Singapore unveils master plan for port, airport, waterfront
SINGAPORE (Reuters) - The Singapore government unveiled a master plan on Sunday to double capacity at Southeast Asia's busiest airport, build a new waterfront city, move its massive port and relocate a military airbase to free up land for development.
The plan announced by Prime Minister Lee Hsien Loong follows mounting discontent in one of the world's wealthiest nations over an influx of foreign workers and expatriates blamed for a range of problems - from strained infrastructure to among the highest living costs in Asia.
In an annual National Day address, Lee sought to allay those fears, elaborating on a trove of long-term plans that appear intended to counter a growing voter backlash against the People's Action Party (PAP) that has ruled Singapore for more than half a century.
These include changes to Singapore's health-care and education systems, and the move of its port - the world's second-busiest hub for container shipping - to a new location in Tuas in western Singapore from 2027. That would free up land in Tanjong Pagar, next to the central business district, for a sprawling new waterfront city, Lee said.
He also unveiled plans for a fourth runway at Changi Airport, Southeast Asia's busiest. This will allow the government to move a military airbase in central Singapore to Changi after 2030 and free up 800 hectares (1,980 acres) of land for homes, factories and businesses.
"This is how we can stay the hub in Southeast Asia and create many more opportunities for Singaporeans," he said, citing competition from Kuala Lumpur and Bangkok.
PACIFYING A NEW GENERATION
Lee's speech seemed intended to show voters that Singapore under the PAP will evolve well beyond the era of his father, the 89-year-old Lee Kuan Yew, the country's founder prime minister. The elder Lee's stern and technocratic policies are credited with turning Singapore from a colonial outpost in the 1960s into a flourishing financial center with clean streets and the world's highest concentration of millionaires.
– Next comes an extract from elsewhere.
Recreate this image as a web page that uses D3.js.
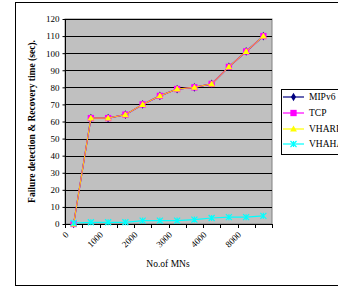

A new generation has begun to openly question the ruling party's wisdom, clamoring for more say in the country's direction.
Online forums bristle with criticism of government plans announced in January to lift the population of 5.3 million by as much as 30 percent by 2030, mostly through foreign workers to offset a low birth rate. This has sparked debate over how many people can fit onto an island half the size of London and how much the national identity will be diluted.
The younger Lee's speech might help appease worries that the island is running out of space.
Changi Airport, a base for Singapore Airlines Ltd, operates two runways but can take over a third now being used by the military. A fourth runway will be used by the air force, allowing the military to shut its airbase in the central region of Paya Lebar.
Lee spent the bulk of his three-hour speech addressing concerns about housing, schools and healthcare -- hot-button issues that contributed to the PAP's worst-ever result in 2011 general elections.
Lee said prices would not be cut for new Housing and Development Board (HDB) apartments -- subsidized homes where the bulk of the population live. But more grants would be provided to help lower- and middle-income Singaporeans buy new homes.
"I will make sure that every Singaporean who is working can afford an HDB flat," Lee said.
The prime minister also said a state-administered health insurance plan, offered by local insurers Great Eastern Holdings Ltd and NTUC Income, will be extended to cover people as long as they live, up from the current cap of 90 years.
People will have to pay higher premiums, but the government will assist those who would have difficulty such as the elderly.